Gems

Sep 09, 2004 18:51


I have been lining up little pearls of pleasure to fill my free time since finishing: meals with friends; grand picnics into the night; belly dancers and suckling roast pigs; visits to soft-headed babies and their happy parents; and trips to rambling, country houses to make jam and conversation, all from the finest ingredients. These small joys all feel so good to me; their pearly smoothness pleases as I play them around the palm of my hand. But what I really want right now is a rough, uncut diamond of a night; a night that sparkles dangerously bright, hard edged and laced with vodka and clear laughter. Saturday holds this potential: to celebrate their forthcoming emigration to N. York, K & L are having a 9/11 party. L sneers in the face of propriety, while K is cloud girl in the most hardcore manner imaginable; they were once the epitome of ‘Les enfant terrible’ but have matured to present an appealing idiosyncrasy that I so admire. The night should ROCK. Angel will DJ electrotrash, Plume will perform amp blowing soundscapes, other acts will engage, on stage and off, while I will flit around, glowing in the good company; but there is a flaw at its heart: F, he will also be on the decks. I must be careful not to hit this diamond on its fault line.

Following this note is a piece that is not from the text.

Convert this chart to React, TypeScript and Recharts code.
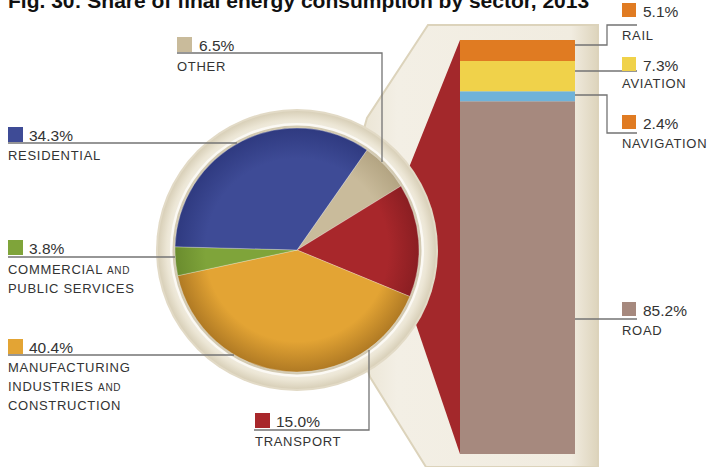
import { PieChart, Pie, Cell, BarChart, Bar, XAxis, YAxis } from "recharts";

// final energy consumption by sector (pie), clockwise from the top-right
const SECTORS = ["other", "transport", "manufacturing", "commercial", "residential"];
const SECTOR_SHARE = [6.5, 15.0, 40.4, 3.8, 34.3];
const SECTOR_LABELS = [
  ["OTHER"],
  ["TRANSPORT"],
  ["MANUFACTURING", "INDUSTRIES |AND", "CONSTRUCTION"],
  ["COMMERCIAL |AND", "PUBLIC SERVICES"],
  ["RESIDENTIAL"],
];

// transport split (stacked bar), bottom to top
const MODES = ["road", "navigation", "aviation", "rail"];
const MODE_SHARE = [85.2, 2.4, 7.3, 5.1];
const MODE_LABELS = ["ROAD", "NAVIGATION", "AVIATION", "RAIL"];

const TITLE = "Fig. 30: Share of final energy consumption by sector, 2013";

const SECTOR_COLORS: Record<string, string> = {
  other: "#c9bb9b",
  transport: "#a8272b",
  manufacturing: "#e3a434",
  commercial: "#7fa43a",
  residential: "#3e4b96",
};
const SECTOR_EDGE: Record<string, string> = {
  other: "#b3a482",
  transport: "#8a1e22",
  manufacturing: "#b07a24",
  commercial: "#6a8c2e",
  residential: "#2f3a80",
};
const MODE_COLORS: Record<string, string> = {
  road: "#a6897e",
  navigation: "#6fb2d9",
  aviation: "#f0d24a",
  rail: "#e07b22",
};
// the original uses an orange swatch for navigation
const MODE_SWATCH: Record<string, string> = { ...MODE_COLORS, navigation: "#e07b22" };

const FONT = "'Liberation Sans', Arial, sans-serif";
const INK = "#333";
const LINE = "#737373";

const CX = 297;
const CY = 250;
const R = 122;

// label layout: swatch corner, percent x, first name baseline, leader path
const SECTOR_LAYOUT: Record<string, { x: number; y: number; px: number; ny: number; path: string }> = {
  other: { x: 177, y: 37, px: 199, ny: 71, path: "M177,53 H382 V162" },
  transport: { x: 255, y: 413, px: 276, ny: 446, path: "M254,430 H369 V350" },
  manufacturing: { x: 8, y: 339, px: 29, ny: 372, path: "M8,355 H234" },
  commercial: { x: 8, y: 240, px: 29, ny: 274, path: "M8,257 H175" },
  residential: { x: 8, y: 127, px: 29, ny: 160, path: "M8,143 H237" },
};
const MODE_LAYOUT: Record<string, { y: number; ny: number; path: string }> = {
  rail: { y: 3, ny: 40, path: "M575,45 H607 V25 H637" },
  aviation: { y: 57, ny: 88, path: "M575,71 H637" },
  navigation: { y: 115, ny: 148, path: "M575,95 H607 V133 H637" },
  road: { y: 302, ny: 335, path: "M575,319 H637" },
};

const pieData = SECTORS.map((s, i) => ({ name: s, value: SECTOR_SHARE[i] }));
const barRow: Record<string, any> = { name: "transport" };
MODES.forEach((m, i) => (barRow[m] = MODE_SHARE[i]));
const barData = [barRow];

const pct = (v: number) => `${v.toFixed(1)}%`;

function NameLine({ text, x, y }: { text: string; x: number; y: number }) {
  const [head, small] = text.split("|");
  return (
    <text x={x} y={y} fontFamily={FONT} fontSize={13} letterSpacing={0.7} fill={INK}>
      {head}
      {small && <tspan fontSize={10}>{small}</tspan>}
    </text>
  );
}

export default function App() {
  return (
    <div
      style={{
        position: "absolute",
        left: 0,
        top: 0,
        width: 708,
        height: 467,
        overflow: "hidden",
        background: "#fff",
      }}
    >
      {/* backdrop: magnifier panel, red wedge, ring */}
      <svg width={708} height={467} style={{ position: "absolute", left: 0, top: 0 }}>
        <defs>
          {SECTORS.map((s) => (
            <radialGradient key={s} id={`g-${s}`} gradientUnits="userSpaceOnUse" cx={150} cy={150} r={R}>
              <stop offset="0%" stopColor={SECTOR_COLORS[s]} />
              <stop offset="75%" stopColor={SECTOR_COLORS[s]} />
              <stop offset="100%" stopColor={SECTOR_EDGE[s]} />
            </radialGradient>
          ))}
          <linearGradient id="panel" x1="0" y1="0" x2="1" y2="0">
            <stop offset="0%" stopColor="#e4dcc6" />
            <stop offset="25%" stopColor="#f3efe5" />
            <stop offset="90%" stopColor="#f1ece0" />
            <stop offset="100%" stopColor="#ddd4bc" />
          </linearGradient>
          <radialGradient id="ring" gradientUnits="userSpaceOnUse" cx={CX} cy={CY} r={140}>
            <stop offset="86%" stopColor="#f6f3eb" />
            <stop offset="93%" stopColor="#ece6d5" />
            <stop offset="100%" stopColor="#d6cdb5" />
          </radialGradient>
        </defs>
        <polygon
          points="428,25 598,25 598,467 426,467 370,377 330,250 367,118"
          fill="url(#panel)"
          stroke="#dcd3bb"
          strokeWidth={2}
        />
        <polygon points="460,40 460,454 407,298 400,190" fill="#a3282b" />
        <circle cx={CX} cy={CY} r={141} fill="#e2dac6" />
        <circle cx={CX} cy={CY} r={139} fill="url(#ring)" />
        <circle cx={CX} cy={CY} r={127} fill="#fbf9f4" />
        <circle cx={CX} cy={CY} r={124.5} fill="#d3cab2" />
      </svg>

      <div style={{ position: "absolute", left: CX - 150, top: CY - 150 }}>
        <PieChart width={300} height={300} margin={{ top: 0, right: 0, bottom: 0, left: 0 }}>
          <Pie
            data={pieData}
            dataKey="value"
            nameKey="name"
            cx={150}
            cy={150}
            innerRadius={0}
            outerRadius={R}
            startAngle={55}
            endAngle={-305}
            stroke="rgba(255,255,255,0.35)"
            strokeWidth={0.8}
            isAnimationActive={false}
          >
            {pieData.map((d) => (
              <Cell key={d.name} fill={`url(#g-${d.name})`} />
            ))}
          </Pie>
        </PieChart>
      </div>

      <div style={{ position: "absolute", left: 460, top: 40 }}>
        <BarChart
          width={115}
          height={414}
          data={barData}
          margin={{ top: 0, right: 0, bottom: 0, left: 0 }}
          barCategoryGap={0}
        >
          <XAxis dataKey="name" hide />
          <YAxis hide domain={[0, 100]} />
          {MODES.map((m) => (
            <Bar key={m} dataKey={m} stackId="t" fill={MODE_COLORS[m]} isAnimationActive={false} />
          ))}
        </BarChart>
      </div>

      {/* title, leaders and labels */}
      <svg
        width={708}
        height={467}
        style={{ position: "absolute", left: 0, top: 0, pointerEvents: "none" }}
      >
        <text x={8} y={8} fontFamily={FONT} fontSize={21} fontWeight="bold" fill="#111">
          {TITLE}
        </text>
        {SECTORS.map((s, i) => {
          const L = SECTOR_LAYOUT[s];
          return (
            <g key={s}>
              <path d={L.path} fill="none" stroke={LINE} strokeWidth={1.3} />
              <rect x={L.x} y={L.y} width={15} height={15} fill={SECTOR_COLORS[s]} />
              <text x={L.px} y={L.y + 14} fontFamily={FONT} fontSize={15.5} fill={INK}>
                {pct(SECTOR_SHARE[i])}
              </text>
              {SECTOR_LABELS[i].map((t, k) => (
                <NameLine key={k} text={t} x={L.x} y={L.ny + k * 19} />
              ))}
            </g>
          );
        })}
        {MODES.map((m, i) => {
          const L = MODE_LAYOUT[m];
          return (
            <g key={m}>
              <path d={L.path} fill="none" stroke={LINE} strokeWidth={1.3} />
              <rect x={622} y={L.y} width={14} height={14} fill={MODE_SWATCH[m]} />
              <text x={643} y={L.y + 14} fontFamily={FONT} fontSize={15.5} fill={INK}>
                {pct(MODE_SHARE[i])}
              </text>
              <NameLine text={MODE_LABELS[i]} x={622} y={L.ny} />
            </g>
          );
        })}
      </svg>
    </div>
  );
}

Why does chemistry sometimes have to remain where it’s unwanted? Last time I saw him I think he was a little afraid. Ha. He once made me briefly scared, but I know I have nothing to fear from him, provided I don’t succumb to chemistry. And I am determined: I can contain hotter firecrackers. A handsome distraction might be handy, but I am such a fussy cow.

Meantime, I have Cat’s private view tonight.  I can’t wait to see what curiosities she will have created this time.

I must see L & R soon too. And I must be out of here, now.